__WHAT NEEDS TO BE DONE__:
Skip pictures in the listing below; copy exactly the lines from the one with "Reproduce this chart with matplotlib." through the one with "plt.rcParams['font.family'] = ['Liberation", inclusive.

__RECORDS FOR PROCESSING__:
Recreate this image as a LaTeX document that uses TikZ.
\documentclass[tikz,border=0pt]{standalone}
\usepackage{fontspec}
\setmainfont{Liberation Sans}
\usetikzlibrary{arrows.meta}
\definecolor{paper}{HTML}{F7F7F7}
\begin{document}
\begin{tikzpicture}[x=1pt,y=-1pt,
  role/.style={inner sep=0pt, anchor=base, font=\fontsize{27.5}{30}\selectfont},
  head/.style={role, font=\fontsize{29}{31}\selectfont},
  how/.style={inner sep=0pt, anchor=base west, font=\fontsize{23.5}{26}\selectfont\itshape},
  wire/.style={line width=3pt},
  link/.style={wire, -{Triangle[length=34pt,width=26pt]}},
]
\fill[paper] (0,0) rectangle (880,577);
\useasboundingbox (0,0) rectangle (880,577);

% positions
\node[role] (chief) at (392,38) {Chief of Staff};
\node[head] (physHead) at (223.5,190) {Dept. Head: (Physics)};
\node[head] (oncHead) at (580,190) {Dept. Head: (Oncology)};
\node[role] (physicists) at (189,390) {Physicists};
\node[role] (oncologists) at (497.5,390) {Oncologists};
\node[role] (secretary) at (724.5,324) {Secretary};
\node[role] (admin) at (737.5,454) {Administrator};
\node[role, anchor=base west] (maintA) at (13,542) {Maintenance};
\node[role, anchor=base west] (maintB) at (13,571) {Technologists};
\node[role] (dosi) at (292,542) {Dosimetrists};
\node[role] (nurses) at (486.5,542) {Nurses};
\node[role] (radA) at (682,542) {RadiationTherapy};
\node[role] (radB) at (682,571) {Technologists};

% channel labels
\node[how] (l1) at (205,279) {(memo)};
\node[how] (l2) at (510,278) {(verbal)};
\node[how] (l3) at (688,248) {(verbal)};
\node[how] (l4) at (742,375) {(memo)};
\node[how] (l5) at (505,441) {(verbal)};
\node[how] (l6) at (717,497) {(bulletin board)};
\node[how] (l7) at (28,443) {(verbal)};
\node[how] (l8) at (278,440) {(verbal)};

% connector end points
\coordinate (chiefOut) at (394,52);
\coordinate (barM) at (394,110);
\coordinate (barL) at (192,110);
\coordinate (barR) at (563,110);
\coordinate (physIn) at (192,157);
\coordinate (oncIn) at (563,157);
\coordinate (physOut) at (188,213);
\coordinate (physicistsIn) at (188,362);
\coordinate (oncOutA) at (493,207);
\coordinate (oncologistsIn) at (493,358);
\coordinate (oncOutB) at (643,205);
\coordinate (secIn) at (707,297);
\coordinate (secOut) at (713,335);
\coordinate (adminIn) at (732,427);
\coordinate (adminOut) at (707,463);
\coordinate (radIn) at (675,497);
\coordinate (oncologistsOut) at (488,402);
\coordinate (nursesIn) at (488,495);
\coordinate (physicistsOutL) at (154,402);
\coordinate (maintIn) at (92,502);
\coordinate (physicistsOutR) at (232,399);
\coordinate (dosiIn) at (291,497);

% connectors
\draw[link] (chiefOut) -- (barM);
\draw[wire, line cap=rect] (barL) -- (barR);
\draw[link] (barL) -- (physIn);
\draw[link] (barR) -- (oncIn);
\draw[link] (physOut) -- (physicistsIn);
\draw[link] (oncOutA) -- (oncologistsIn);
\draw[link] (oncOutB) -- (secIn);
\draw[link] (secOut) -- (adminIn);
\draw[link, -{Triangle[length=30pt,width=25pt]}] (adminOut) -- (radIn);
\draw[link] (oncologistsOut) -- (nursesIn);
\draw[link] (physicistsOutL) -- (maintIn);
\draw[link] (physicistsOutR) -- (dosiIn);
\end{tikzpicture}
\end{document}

---

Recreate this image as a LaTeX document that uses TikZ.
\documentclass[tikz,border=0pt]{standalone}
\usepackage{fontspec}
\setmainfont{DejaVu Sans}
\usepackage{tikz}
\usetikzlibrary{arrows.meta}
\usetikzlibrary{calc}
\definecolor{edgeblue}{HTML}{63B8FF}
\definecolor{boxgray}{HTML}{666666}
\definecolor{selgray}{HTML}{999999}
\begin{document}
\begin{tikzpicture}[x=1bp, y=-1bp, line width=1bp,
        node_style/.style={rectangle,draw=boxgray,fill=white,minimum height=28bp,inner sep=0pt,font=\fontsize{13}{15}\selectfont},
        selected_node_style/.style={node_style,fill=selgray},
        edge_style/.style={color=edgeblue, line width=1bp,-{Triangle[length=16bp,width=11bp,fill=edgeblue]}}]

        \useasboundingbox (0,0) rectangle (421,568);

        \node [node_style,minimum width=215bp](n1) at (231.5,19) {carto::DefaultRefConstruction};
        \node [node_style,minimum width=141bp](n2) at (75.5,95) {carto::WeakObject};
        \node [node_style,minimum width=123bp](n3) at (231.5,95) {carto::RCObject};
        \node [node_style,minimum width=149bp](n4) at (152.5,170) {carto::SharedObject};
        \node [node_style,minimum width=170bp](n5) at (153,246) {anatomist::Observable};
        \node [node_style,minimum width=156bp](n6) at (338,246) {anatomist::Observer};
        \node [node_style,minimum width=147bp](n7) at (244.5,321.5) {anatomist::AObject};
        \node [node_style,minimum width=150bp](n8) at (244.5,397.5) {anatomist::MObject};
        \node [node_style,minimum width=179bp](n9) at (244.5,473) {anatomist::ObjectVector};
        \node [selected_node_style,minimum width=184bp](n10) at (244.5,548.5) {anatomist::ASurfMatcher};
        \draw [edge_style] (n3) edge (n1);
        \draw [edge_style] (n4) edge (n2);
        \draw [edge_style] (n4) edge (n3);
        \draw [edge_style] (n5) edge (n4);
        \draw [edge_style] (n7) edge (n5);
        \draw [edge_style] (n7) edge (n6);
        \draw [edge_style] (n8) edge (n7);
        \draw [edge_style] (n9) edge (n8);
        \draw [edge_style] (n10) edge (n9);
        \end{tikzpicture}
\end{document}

==

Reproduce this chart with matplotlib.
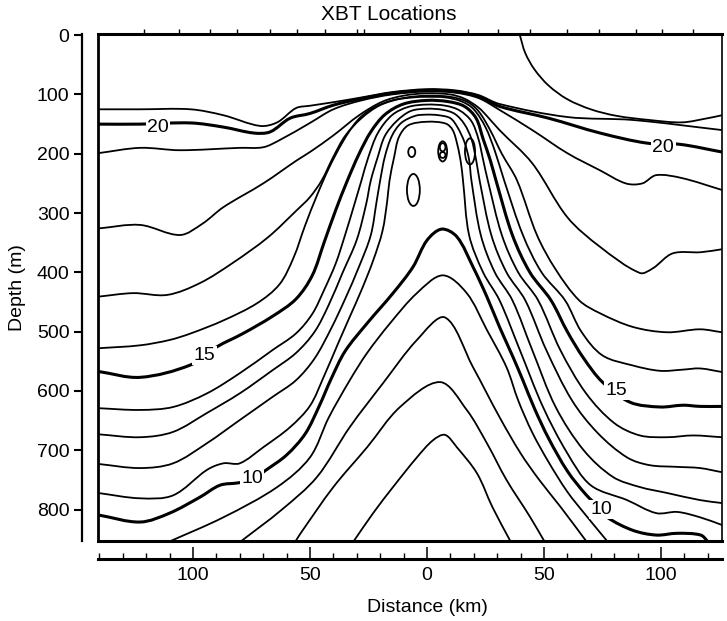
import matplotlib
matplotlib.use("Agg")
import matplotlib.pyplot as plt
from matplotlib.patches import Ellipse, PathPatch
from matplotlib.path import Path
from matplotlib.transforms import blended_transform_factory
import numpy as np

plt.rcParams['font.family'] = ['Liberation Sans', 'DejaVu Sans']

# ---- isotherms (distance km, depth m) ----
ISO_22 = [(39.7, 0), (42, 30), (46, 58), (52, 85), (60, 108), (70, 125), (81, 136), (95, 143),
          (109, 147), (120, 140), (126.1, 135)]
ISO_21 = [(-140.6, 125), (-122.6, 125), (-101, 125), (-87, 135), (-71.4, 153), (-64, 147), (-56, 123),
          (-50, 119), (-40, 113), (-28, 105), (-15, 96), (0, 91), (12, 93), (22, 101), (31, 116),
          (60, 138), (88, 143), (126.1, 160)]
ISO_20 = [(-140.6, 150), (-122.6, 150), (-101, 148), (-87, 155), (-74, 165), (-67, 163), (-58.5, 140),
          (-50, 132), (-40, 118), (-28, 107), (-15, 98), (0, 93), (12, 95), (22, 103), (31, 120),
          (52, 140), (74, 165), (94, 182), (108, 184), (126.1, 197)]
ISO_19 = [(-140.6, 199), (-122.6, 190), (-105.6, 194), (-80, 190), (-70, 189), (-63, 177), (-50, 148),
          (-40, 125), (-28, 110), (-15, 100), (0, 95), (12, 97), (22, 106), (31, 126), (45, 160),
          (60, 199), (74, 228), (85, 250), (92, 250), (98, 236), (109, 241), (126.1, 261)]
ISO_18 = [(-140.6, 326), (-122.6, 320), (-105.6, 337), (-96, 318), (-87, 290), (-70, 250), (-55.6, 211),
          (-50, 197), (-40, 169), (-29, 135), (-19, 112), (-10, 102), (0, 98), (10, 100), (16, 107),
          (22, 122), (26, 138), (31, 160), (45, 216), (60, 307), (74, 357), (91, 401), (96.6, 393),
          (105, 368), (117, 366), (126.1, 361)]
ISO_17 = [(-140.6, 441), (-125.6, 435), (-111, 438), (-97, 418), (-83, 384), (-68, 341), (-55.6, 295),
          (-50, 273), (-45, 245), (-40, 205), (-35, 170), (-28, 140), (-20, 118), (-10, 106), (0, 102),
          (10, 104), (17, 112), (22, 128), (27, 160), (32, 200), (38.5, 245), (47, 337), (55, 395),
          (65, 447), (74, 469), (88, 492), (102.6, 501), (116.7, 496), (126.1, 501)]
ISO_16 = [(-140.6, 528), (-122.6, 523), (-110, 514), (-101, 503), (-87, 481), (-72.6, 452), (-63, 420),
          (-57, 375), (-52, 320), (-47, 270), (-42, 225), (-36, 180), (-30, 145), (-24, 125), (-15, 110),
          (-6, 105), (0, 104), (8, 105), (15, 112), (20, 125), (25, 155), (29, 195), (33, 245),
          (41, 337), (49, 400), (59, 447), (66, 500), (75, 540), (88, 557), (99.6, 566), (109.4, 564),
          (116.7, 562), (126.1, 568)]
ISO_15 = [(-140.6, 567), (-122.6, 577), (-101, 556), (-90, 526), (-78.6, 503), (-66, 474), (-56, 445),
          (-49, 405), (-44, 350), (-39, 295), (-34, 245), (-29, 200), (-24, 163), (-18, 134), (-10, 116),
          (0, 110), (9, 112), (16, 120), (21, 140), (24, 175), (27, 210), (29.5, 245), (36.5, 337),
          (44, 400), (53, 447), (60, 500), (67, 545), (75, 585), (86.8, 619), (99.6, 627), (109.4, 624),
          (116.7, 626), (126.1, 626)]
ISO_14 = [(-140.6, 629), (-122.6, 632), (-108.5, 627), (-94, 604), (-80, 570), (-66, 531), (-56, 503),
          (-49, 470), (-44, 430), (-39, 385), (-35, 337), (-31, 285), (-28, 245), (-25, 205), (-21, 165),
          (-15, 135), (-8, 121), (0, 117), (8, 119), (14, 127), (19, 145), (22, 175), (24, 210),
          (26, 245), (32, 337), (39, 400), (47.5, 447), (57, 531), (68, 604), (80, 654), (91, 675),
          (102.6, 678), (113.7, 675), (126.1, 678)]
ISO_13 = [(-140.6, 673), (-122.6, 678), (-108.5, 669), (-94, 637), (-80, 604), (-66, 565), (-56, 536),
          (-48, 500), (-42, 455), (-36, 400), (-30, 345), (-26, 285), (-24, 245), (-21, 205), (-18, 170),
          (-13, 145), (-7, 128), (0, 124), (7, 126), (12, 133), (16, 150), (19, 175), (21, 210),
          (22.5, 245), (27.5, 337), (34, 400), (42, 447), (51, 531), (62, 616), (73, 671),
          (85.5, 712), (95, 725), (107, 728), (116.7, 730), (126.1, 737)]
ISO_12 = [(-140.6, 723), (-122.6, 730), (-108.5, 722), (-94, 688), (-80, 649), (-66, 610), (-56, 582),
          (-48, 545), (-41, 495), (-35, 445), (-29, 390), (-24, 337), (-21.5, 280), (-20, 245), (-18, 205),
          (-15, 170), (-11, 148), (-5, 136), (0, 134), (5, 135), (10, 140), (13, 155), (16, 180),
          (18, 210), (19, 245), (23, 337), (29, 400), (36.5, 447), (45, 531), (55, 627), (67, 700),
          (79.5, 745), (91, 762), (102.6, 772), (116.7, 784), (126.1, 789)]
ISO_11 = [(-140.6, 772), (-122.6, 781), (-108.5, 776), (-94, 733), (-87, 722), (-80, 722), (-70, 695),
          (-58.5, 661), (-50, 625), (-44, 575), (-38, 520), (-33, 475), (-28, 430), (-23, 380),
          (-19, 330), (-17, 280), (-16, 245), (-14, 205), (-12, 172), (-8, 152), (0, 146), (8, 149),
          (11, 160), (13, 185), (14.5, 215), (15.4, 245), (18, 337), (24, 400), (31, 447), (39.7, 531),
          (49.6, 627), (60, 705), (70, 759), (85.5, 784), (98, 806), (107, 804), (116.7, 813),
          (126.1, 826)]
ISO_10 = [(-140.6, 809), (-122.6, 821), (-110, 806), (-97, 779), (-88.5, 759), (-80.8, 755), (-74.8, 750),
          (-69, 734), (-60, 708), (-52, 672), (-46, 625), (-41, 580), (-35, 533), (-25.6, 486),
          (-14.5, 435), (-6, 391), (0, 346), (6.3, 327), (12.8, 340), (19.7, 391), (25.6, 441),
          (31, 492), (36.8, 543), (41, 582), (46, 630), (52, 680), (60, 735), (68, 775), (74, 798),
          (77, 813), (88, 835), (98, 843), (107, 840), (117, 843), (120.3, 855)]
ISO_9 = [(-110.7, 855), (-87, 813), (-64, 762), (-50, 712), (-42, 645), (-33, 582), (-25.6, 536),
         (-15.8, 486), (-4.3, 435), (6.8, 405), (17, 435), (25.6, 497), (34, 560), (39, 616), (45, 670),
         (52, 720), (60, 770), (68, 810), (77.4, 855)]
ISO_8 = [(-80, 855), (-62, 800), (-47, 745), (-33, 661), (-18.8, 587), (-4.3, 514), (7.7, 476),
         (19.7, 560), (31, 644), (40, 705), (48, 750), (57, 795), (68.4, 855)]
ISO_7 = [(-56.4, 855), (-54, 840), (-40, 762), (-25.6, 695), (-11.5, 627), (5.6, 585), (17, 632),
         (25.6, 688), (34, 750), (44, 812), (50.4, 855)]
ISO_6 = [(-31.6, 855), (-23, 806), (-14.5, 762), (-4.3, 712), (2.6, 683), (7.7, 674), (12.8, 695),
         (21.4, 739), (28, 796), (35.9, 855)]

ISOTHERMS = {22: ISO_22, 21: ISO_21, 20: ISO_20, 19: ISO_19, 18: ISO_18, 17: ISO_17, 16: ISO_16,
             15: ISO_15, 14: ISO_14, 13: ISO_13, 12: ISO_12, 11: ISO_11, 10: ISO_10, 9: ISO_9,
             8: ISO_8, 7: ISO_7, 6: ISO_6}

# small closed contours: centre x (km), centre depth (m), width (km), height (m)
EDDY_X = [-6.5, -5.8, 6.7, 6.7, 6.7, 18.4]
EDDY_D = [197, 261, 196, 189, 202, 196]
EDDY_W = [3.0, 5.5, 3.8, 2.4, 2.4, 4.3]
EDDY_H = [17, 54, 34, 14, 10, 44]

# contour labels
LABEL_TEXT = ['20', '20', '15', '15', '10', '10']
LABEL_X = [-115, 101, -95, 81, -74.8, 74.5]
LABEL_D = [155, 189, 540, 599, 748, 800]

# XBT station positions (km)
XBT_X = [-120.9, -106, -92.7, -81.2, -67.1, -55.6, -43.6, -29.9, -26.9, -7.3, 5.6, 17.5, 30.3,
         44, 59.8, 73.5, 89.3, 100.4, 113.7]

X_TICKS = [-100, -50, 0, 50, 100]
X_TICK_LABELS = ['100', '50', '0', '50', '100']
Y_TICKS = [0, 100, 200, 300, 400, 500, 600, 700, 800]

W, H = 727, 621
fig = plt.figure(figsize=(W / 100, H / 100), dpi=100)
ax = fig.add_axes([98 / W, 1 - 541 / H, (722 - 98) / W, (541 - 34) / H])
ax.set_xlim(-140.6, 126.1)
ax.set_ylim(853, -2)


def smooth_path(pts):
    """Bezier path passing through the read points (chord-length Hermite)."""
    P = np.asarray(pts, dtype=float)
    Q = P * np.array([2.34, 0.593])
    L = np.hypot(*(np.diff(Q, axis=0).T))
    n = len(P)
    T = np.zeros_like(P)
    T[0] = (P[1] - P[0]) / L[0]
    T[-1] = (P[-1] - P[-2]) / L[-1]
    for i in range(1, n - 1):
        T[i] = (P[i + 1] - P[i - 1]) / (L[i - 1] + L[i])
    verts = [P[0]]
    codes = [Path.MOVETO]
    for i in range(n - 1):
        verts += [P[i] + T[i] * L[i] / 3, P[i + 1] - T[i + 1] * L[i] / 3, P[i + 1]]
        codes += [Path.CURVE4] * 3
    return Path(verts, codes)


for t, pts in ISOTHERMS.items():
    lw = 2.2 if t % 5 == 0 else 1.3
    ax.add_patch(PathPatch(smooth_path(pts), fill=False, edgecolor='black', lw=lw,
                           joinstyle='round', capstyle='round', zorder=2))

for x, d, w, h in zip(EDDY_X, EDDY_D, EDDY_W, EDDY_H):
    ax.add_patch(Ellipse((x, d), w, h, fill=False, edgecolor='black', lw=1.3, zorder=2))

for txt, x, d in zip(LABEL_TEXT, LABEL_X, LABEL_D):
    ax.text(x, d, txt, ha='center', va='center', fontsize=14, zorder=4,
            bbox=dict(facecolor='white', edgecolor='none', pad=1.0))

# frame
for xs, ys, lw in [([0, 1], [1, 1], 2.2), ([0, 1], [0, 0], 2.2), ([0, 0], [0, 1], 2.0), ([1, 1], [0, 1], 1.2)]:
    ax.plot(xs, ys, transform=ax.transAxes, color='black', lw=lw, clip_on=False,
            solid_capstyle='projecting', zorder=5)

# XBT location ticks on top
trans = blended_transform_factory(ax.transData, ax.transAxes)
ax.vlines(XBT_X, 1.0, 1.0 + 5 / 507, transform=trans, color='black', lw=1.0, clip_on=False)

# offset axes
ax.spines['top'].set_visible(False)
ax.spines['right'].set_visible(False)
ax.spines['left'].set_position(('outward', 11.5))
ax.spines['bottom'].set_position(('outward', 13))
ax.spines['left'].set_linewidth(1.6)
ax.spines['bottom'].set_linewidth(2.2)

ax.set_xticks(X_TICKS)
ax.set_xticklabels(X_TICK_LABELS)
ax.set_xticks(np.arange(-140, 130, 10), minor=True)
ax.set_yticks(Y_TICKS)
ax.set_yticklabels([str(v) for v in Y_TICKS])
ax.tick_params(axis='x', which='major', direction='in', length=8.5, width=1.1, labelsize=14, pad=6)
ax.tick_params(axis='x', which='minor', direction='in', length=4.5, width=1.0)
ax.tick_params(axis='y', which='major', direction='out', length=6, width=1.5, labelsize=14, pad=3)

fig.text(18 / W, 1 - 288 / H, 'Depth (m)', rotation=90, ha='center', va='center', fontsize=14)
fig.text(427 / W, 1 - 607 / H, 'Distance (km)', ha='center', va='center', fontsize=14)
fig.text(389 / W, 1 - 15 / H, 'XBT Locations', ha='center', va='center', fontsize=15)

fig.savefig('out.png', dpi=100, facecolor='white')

__PROBLEM SOLUTION__:
Reproduce this chart with matplotlib.
import matplotlib
matplotlib.use("Agg")
import matplotlib.pyplot as plt
from matplotlib.patches import Ellipse, PathPatch
from matplotlib.path import Path
from matplotlib.transforms import blended_transform_factory
import numpy as np

plt.rcParams['font.family'] = ['Liberation Sans', 'DejaVu Sans']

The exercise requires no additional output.